Howie’s wide-ranging and long-standing activities in the field of feminism gave a crucial role to sexual difference and related politics. One feminist philosophy conference, which Howie co-organised with J’annine Jobling, stands out for its relevance to this special issue of Sophia: the ‘Women and the Divine’ conference held in Liverpool in 2005 had the sexual-difference feminist, Luce Irigaray as its keynote speaker. The huge impact of this event on women’s relation to the divine, spanning 5 days, with more than 100 papers presented by delegates from all over the world, put feminist philosophy of religion on the map in Liverpool and beyond. In a strategy typical of her integrative approach to all academic pursuits, Howie extended that conference programme beyond the presentation of papers, to include a local, grassroots interfaith forum, yoga, shiatsu, jazz, and poetry recital. Again, as her co-organiser, Jobling reported after this event, ‘it was both pleasure and privilege to collaborate with Howie, who was the very model of grace under pressure (except, that is, when the rising bollard in the conference car park rose into the under-carriage of her car on the last day).’ She co-edited, with J’annine Jobling, Women and the Divine: Touching Transcendence (Palgrave Macmillan, 2009), a selection of feminist philosophy essays from the 2005 conference.

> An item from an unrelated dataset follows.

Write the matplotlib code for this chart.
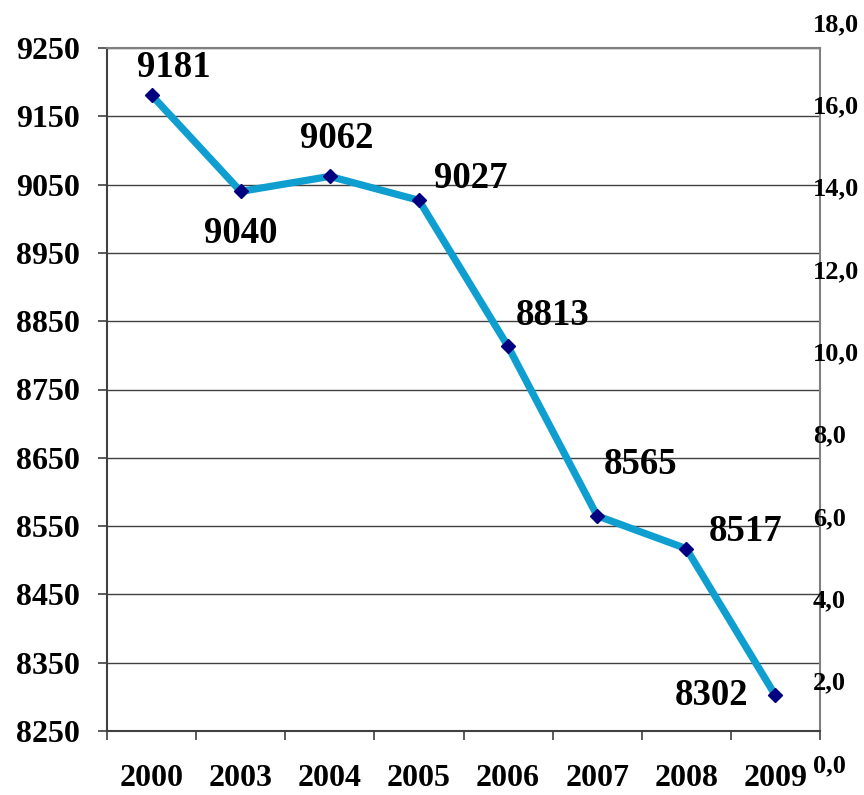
import matplotlib
matplotlib.use("Agg")
import matplotlib.pyplot as plt
from matplotlib.ticker import FixedLocator

years = ["2000", "2003", "2004", "2005", "2006", "2007", "2008", "2009"]
values = [9181, 9040, 9062, 9027, 8813, 8565, 8517, 8302]
left_ticks = [8250, 8350, 8450, 8550, 8650, 8750, 8850, 8950, 9050, 9150, 9250]
right_ticks = [0, 2, 4, 6, 8, 10, 12, 14, 16, 18]
right_labels = ["0,0", "2,0", "4,0", "6,0", "8,0", "10,0", "12,0", "14,0", "16,0", "18,0"]
# label offsets (points) relative to each marker
label_dx = [16, 0, 5, 37, 32, 31, 43, -46]
label_dy = [20, -30, 27, 16, 22, 37, 12, 0]

plt.rcParams['font.family'] = ['Liberation Serif', 'DejaVu Serif']
plt.rcParams['font.weight'] = 'bold'

W, H = 864, 795
fig = plt.figure(figsize=(W / 100, H / 100), dpi=100)
ax = fig.add_axes([107 / W, 1 - 731 / H, (820 - 107) / W, (731 - 48) / H])

x = list(range(len(years)))
ax.plot(x, values, color='#0E9FD0', lw=5.2, solid_capstyle='butt', zorder=3,
        marker='D', markersize=7.2, markerfacecolor='#000080', markeredgecolor='#000080')

for xi, v, dx, dy in zip(x, values, label_dx, label_dy):
    ax.annotate(str(v), (xi, v), xytext=(dx, dy), textcoords='offset points',
                ha='center', va='center', fontsize=26.5, fontweight='bold', zorder=4)

ax.set_xlim(-0.5, len(years) - 0.5)
ax.set_ylim(8250, 9250)
ax.set_yticks(left_ticks)
ax.set_yticklabels([str(t) for t in left_ticks])
ax.set_xticks(x)
ax.set_xticklabels(years)
ax.xaxis.set_minor_locator(FixedLocator([i - 0.5 for i in range(len(years) + 1)]))

ax.tick_params(axis='y', which='major', length=6.5, width=1.2, color='#404040',
               labelsize=23, pad=13)
ax.tick_params(axis='x', which='major', length=0, labelsize=23, pad=24)
ax.tick_params(axis='x', which='minor', length=6.5, width=1.2, color='#404040')
for lab in ax.get_xticklabels() + ax.get_yticklabels():
    lab.set_fontweight('bold')

ax.grid(axis='y', color='#404040', lw=1.0)
ax.set_axisbelow(True)
for s in ['left', 'bottom']:
    ax.spines[s].set_color('#404040')
    ax.spines[s].set_linewidth(1.5)
for s in ['top', 'right']:
    ax.spines[s].set_color('#808080')
    ax.spines[s].set_linewidth(1.5)

# right-hand secondary scale (labels only)
ax3 = fig.add_axes([809 / W, 1 - 763 / H, 0.001, (763 - 22) / H])
ax3.set_ylim(0, 18)
ax3.set_xticks([])
ax3.yaxis.tick_right()
ax3.set_yticks(right_ticks)
ax3.set_yticklabels(right_labels)
ax3.tick_params(axis='y', length=0, pad=2, labelsize=19)
for lab in ax3.get_yticklabels():
    lab.set_fontweight('bold')
for s in ax3.spines.values():
    s.set_visible(False)
ax3.patch.set_visible(False)

fig.savefig("out.png", dpi=100)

In addition, Howie’s feminist research activities reached to the internationally and critically significant publication, Third Wave Feminism: A Critical Exploration, edited by Stacy Gillis, Gillian Howie, and Rebecca Mumford (Palgrave, 2007). Here, Howie co-authored with Ashley Tauchert a chapter, ‘Feminist Dissonance: The Logic of Late Feminism,’ which focused on the more recent shifts in feminist self-consciousness and practice; and this work demonstrates a new wave of historical and theoretical problems. In particular, Howie and Tauchert insist that third wave feminism confront an unresolved tension between its indirect epistemological anti-realism and the earlier second-wave materialist analysis of socio-economic conditions. In this work, Howie brings the cultural insights of third wave feminism into the ‘aesthetic and affective manifestations of subject identity’; in fact, this sees Howie returning to materialist feminism, which would be revised and updated to take account of global capital.

Her critical exploration of third-wave feminism is carried over into Howie’s next co-edited project with the prominent American feminist philosopher Linda Martin Alcoff in a new series of volumes, entitled ‘Breaking Feminist Waves,’ published by Palgrave Macmillan. The aim of this series was to encourage original contributors from feminist philosophers who think theoretically and creatively about feminism’s history and future. This project with Alcoff has become a groundbreaking series of publications reflecting Howie’s commitment to feminist materialism, which was beautifully presented in her own monograph for the series, Between Feminism and Materialism: A Question of Method (Palgrave Macmillan, 2010). With this last publication, Howie showed that ‘something politically relevant follows from the way we think about subjects, objects and their mediation’ (p. xi). In this fine piece of feminist philosophy, Howie gives recognition to the multiplicity of speaking locations, the polyvalent causes of oppression, and to the dangers of universalization, while asking how collective goal-oriented action is possible: ‘what systematic changes would be required to create a just society?’

Howie contributed to the philosophy of education, publishing Gender, Teaching and Research in Higher Education (co-edited with Ashley Tauchert; Ashgate, 2002) and a special edition of the journal, Critical Quarterly entitled ‘Universities in the UK: Drowning by Numbers’ (Spring/Summer, 2005). She served on the editorial board of Journal of Further and Higher Education (2005–2008). Her intellectual curiosity was boundless; and she continued to engage in debate and critical dialogue from her hospice bed. The scope and productivity of her research activities were seemingly without limits.

Howie was clearly a courageous woman, a passionate thinker, an excellent co-worker, and a philosopher who bridged the divides between Anglo-American and Continental philosophy, feminism and materialism, critical theory, and existential phenomenology. She wrote on Spinoza, Karl Marx, Jean Paul Sartre, Gilles Deleuze, feminist and materialist philosophies. Speaking at her funeral in Liverpool, Simon Hailwood captures Howie’s magnificent charm in saying, ‘Gill was a very fine and extraordinary person: she was brilliant, sensitive, humorous, kind and, to her friends and colleagues, an utterly loyal and reliable source of immense support and inspiration.’ Howie left a significant philosophical and personal legacy; this includes the students and philosophers who were inspired by her, and the family and friends who were dearly loved by her.